YOUR INSTRUCTIONS -
Starting with the line that contains "Write a web page that recreates this chart with D3.js." and stopping after the line that contains "const botTicksY = [30, 40, 50, 60, 70, 80, 90];", output every line exactly as it stands.

MATERIAL FOR THIS TASK -
---*---
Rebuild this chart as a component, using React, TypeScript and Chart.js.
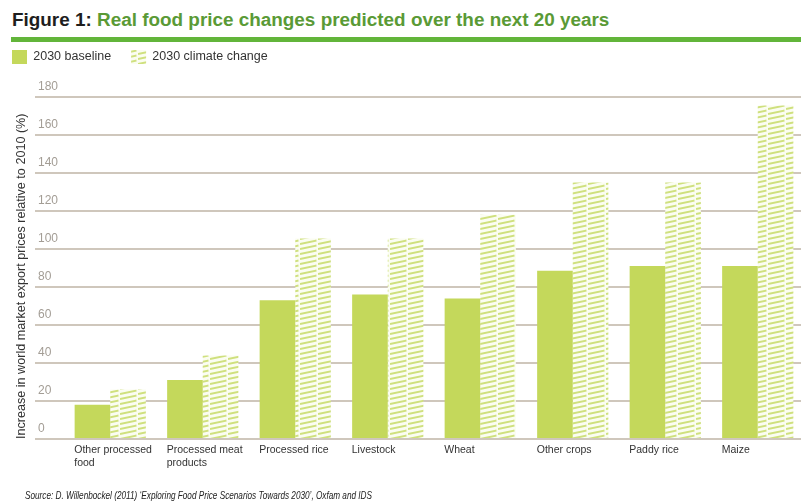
---*---
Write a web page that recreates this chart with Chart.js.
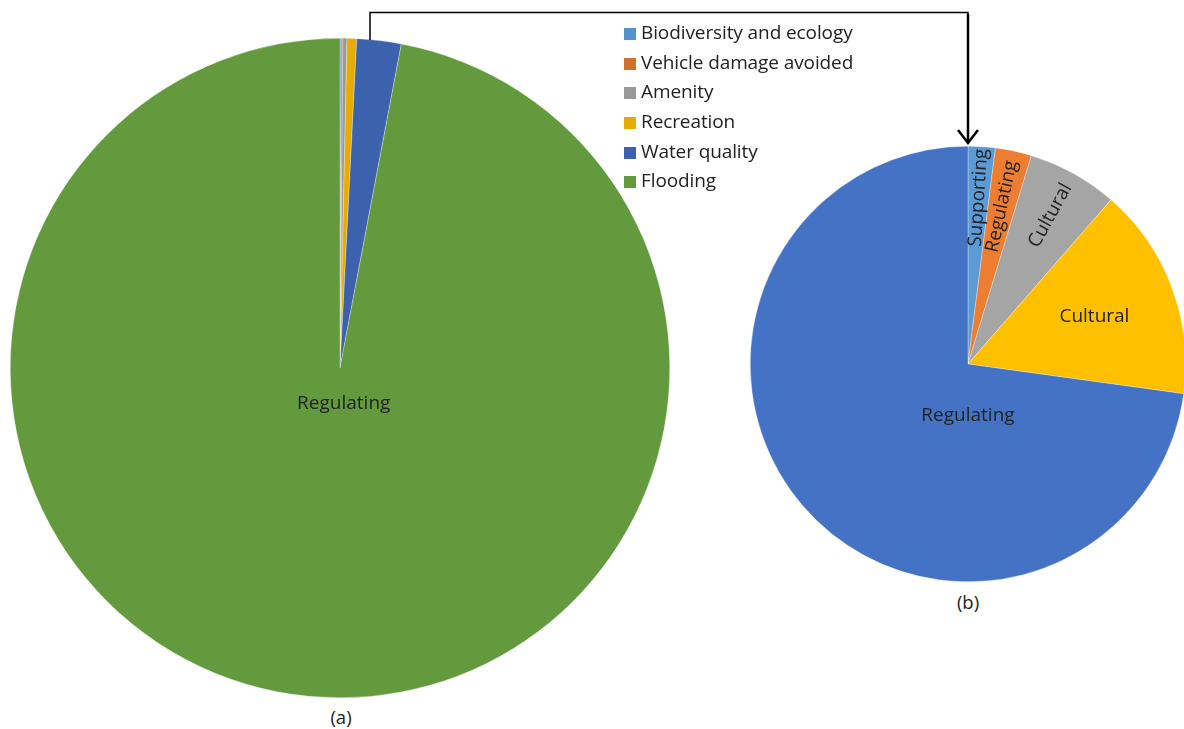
---*---
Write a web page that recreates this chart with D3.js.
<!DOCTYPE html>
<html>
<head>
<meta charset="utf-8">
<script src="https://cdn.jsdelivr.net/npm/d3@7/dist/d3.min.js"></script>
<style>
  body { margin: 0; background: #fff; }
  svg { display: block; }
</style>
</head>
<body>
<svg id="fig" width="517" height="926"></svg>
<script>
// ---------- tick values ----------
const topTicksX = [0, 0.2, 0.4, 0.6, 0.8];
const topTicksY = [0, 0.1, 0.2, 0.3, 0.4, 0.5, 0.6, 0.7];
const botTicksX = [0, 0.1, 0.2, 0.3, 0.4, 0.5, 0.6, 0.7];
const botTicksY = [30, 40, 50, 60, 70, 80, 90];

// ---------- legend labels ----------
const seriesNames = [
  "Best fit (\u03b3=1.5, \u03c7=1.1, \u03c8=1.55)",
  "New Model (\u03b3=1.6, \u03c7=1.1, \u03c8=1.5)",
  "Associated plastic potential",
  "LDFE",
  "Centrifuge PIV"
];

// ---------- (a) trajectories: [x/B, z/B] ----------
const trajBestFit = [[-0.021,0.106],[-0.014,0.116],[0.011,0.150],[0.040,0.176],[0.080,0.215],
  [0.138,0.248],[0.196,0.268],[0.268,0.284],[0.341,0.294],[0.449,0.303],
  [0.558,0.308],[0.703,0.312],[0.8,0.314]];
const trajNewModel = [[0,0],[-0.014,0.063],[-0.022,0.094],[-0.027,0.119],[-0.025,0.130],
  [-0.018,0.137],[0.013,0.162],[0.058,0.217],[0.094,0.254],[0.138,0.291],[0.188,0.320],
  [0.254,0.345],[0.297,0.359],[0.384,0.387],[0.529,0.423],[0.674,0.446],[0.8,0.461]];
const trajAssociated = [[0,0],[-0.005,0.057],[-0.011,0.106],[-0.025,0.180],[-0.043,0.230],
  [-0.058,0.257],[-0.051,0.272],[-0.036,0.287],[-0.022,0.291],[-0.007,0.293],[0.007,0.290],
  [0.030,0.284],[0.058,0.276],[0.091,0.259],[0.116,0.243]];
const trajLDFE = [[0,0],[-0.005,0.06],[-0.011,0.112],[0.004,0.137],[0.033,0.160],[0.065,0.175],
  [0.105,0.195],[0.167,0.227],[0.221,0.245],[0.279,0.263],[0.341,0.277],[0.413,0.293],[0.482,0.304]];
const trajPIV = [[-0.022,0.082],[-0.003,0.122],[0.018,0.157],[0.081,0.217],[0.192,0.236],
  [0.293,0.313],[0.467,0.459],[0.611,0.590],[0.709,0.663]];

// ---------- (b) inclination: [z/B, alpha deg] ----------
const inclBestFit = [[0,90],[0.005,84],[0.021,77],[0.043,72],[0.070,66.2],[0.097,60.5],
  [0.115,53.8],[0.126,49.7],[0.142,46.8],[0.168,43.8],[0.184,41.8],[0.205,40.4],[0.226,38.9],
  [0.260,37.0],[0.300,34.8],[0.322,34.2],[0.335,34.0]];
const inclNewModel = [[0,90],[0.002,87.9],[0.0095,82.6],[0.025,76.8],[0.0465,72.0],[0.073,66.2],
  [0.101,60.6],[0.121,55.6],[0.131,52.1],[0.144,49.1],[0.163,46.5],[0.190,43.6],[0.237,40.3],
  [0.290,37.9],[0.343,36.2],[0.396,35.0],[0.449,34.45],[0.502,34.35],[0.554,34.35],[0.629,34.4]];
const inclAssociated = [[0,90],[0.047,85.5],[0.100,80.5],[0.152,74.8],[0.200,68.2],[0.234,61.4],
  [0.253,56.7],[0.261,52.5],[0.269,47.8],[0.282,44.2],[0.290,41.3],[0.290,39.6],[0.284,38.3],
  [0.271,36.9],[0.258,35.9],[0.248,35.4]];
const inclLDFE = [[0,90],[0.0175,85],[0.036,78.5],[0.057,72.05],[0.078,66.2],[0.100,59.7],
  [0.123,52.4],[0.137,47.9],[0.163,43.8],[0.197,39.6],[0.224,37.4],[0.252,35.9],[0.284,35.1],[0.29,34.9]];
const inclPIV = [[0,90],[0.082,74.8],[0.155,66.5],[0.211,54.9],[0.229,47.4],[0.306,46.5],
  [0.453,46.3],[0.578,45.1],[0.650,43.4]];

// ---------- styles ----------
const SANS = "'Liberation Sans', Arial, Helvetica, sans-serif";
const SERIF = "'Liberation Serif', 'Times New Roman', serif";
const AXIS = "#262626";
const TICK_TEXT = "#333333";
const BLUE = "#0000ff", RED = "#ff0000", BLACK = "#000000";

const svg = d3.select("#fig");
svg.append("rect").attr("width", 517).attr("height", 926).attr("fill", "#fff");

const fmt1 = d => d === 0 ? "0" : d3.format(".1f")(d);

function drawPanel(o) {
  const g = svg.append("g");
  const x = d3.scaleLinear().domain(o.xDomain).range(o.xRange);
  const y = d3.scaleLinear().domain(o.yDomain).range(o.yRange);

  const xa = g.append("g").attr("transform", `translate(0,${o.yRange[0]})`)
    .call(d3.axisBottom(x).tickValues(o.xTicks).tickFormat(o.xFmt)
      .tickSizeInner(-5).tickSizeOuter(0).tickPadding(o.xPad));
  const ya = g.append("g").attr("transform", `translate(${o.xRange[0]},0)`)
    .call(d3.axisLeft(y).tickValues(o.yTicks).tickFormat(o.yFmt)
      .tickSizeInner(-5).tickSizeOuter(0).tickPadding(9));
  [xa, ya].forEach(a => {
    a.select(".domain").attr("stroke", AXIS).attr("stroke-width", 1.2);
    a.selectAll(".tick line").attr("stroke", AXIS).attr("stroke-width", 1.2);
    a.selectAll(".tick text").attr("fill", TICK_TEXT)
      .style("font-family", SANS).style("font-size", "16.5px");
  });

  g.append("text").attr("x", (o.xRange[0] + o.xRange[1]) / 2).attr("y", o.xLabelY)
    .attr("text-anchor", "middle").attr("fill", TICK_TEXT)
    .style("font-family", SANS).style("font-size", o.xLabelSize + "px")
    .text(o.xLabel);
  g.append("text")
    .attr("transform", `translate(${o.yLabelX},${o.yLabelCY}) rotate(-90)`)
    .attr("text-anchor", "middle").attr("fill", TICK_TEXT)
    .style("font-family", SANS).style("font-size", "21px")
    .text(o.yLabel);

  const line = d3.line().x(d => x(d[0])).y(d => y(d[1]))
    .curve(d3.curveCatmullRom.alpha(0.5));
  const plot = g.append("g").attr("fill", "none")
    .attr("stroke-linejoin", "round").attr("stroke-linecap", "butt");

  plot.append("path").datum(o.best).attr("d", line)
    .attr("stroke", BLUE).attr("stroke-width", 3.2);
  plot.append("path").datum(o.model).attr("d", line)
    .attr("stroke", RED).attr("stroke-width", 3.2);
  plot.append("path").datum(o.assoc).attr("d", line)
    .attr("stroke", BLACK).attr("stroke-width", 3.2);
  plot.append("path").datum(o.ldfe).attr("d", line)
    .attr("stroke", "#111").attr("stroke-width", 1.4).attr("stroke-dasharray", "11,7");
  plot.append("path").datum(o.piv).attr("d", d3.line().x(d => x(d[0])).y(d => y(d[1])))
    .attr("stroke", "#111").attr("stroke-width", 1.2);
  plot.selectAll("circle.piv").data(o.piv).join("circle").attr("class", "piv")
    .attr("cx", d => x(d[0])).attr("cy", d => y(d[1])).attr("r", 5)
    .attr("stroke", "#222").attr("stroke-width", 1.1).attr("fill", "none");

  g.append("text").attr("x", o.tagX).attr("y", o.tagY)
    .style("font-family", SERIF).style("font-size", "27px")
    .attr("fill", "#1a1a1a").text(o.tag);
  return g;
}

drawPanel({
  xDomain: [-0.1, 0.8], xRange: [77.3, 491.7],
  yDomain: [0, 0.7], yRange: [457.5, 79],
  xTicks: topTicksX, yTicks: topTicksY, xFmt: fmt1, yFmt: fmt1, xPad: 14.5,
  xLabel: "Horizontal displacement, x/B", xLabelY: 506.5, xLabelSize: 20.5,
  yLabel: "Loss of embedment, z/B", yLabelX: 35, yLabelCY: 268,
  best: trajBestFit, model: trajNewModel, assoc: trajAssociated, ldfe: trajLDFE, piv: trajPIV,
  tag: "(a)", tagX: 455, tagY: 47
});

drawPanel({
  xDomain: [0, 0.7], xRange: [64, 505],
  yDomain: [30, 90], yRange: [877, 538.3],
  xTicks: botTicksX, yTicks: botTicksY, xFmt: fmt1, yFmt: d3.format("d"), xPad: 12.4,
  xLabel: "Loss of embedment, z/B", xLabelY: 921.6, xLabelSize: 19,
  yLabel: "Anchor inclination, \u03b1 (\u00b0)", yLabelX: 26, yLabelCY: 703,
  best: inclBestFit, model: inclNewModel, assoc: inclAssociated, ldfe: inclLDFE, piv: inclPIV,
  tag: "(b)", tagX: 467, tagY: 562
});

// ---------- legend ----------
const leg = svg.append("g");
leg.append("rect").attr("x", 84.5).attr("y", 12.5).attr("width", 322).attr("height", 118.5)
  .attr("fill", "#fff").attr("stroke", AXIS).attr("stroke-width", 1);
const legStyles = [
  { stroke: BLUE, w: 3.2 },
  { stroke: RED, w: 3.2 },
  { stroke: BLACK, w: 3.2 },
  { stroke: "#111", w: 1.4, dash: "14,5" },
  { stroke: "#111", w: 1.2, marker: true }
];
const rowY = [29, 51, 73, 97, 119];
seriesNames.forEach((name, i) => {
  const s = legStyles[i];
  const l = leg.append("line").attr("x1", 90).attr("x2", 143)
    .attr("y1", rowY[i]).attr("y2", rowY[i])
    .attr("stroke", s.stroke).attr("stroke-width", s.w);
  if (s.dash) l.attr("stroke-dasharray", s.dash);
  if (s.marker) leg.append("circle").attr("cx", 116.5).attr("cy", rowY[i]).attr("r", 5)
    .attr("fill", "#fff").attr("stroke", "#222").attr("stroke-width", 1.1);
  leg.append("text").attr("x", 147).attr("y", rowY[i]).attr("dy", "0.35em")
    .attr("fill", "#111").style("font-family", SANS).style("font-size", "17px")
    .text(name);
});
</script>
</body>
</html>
---*---
SOLVED PROBLEM -
Write a web page that recreates this chart with D3.js.
<!DOCTYPE html>
<html>
<head>
<meta charset="utf-8">
<script src="https://cdn.jsdelivr.net/npm/d3@7/dist/d3.min.js"></script>
<style>
  body { margin: 0; background: #fff; }
  svg { display: block; }
</style>
</head>
<body>
<svg id="fig" width="517" height="926"></svg>
<script>
// ---------- tick values ----------
const topTicksX = [0, 0.2, 0.4, 0.6, 0.8];
const topTicksY = [0, 0.1, 0.2, 0.3, 0.4, 0.5, 0.6, 0.7];
const botTicksX = [0, 0.1, 0.2, 0.3, 0.4, 0.5, 0.6, 0.7];
const botTicksY = [30, 40, 50, 60, 70, 80, 90];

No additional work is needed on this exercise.